- [Written problem] Retype the data exactly, from its first line to the line containing "curve_y = [0.126, 0.214, 0.403, 0.752, 1.21, 1.84, 2.24]", including both, and skip any picture.

- [Record excerpts]
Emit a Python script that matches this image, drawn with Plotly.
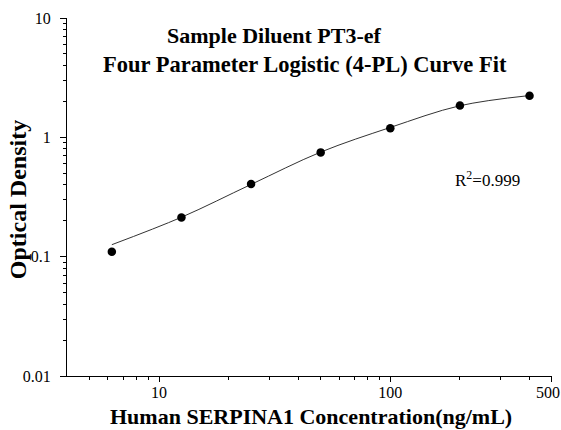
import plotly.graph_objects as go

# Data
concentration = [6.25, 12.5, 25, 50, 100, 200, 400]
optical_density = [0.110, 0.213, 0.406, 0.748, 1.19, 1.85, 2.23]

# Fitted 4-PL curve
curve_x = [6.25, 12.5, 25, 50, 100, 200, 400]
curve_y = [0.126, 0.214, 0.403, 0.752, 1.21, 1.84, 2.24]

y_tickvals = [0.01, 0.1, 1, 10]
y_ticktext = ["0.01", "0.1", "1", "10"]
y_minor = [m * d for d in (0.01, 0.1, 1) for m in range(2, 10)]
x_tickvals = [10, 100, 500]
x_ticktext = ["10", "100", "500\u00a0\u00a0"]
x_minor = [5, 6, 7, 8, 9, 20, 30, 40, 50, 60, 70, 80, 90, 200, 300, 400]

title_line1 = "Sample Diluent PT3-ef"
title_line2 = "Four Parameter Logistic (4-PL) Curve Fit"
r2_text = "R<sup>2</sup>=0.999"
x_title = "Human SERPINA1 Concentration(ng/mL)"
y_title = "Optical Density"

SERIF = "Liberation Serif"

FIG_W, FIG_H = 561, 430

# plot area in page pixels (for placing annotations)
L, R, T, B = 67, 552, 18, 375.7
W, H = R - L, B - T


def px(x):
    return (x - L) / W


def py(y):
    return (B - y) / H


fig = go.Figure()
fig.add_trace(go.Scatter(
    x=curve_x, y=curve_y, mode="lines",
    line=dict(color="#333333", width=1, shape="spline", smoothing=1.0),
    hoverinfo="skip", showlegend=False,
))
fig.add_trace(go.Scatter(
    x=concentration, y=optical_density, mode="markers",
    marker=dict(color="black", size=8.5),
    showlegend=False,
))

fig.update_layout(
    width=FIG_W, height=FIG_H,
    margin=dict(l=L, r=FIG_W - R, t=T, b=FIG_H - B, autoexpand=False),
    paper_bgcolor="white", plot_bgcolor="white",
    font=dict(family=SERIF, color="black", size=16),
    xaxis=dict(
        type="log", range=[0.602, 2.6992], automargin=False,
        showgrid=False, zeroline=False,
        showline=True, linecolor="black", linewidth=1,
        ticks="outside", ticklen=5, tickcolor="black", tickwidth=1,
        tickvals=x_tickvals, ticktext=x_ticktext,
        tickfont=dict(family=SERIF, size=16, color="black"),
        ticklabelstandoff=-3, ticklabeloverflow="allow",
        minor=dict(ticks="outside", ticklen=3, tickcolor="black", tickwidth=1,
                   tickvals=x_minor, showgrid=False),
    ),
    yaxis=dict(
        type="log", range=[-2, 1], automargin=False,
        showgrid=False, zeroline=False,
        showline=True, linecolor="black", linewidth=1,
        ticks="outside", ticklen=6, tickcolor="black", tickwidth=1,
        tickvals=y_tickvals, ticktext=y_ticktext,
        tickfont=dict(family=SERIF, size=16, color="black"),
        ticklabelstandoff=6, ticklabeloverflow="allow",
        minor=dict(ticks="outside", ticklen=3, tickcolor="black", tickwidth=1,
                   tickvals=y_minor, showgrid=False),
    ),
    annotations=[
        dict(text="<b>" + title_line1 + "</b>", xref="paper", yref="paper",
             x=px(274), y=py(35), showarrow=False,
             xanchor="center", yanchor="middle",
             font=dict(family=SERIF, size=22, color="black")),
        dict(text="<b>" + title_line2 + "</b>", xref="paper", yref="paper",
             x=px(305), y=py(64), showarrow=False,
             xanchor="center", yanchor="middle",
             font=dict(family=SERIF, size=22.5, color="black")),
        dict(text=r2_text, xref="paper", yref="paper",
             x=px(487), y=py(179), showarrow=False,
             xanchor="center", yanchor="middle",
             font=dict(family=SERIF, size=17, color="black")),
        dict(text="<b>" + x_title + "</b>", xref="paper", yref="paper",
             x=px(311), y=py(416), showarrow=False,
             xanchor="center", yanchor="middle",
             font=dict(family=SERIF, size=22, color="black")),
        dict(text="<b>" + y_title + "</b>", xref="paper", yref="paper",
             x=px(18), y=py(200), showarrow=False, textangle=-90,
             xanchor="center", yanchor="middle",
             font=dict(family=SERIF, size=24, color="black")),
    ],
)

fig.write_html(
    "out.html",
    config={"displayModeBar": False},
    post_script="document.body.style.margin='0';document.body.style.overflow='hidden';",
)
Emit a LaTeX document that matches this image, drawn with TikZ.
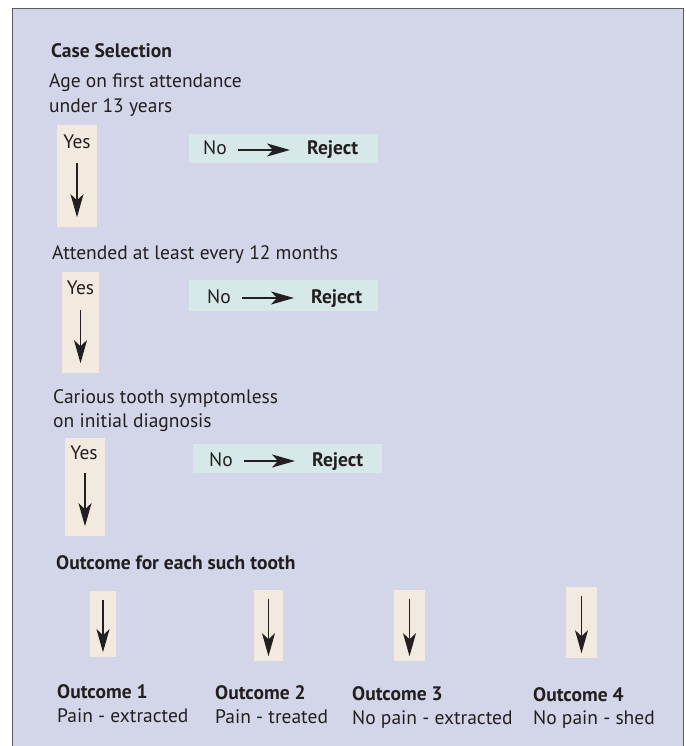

- [Finished answer]
Emit a Python script that matches this image, drawn with Plotly.
import plotly.graph_objects as go

# Data
concentration = [6.25, 12.5, 25, 50, 100, 200, 400]
optical_density = [0.110, 0.213, 0.406, 0.748, 1.19, 1.85, 2.23]

# Fitted 4-PL curve
curve_x = [6.25, 12.5, 25, 50, 100, 200, 400]
curve_y = [0.126, 0.214, 0.403, 0.752, 1.21, 1.84, 2.24]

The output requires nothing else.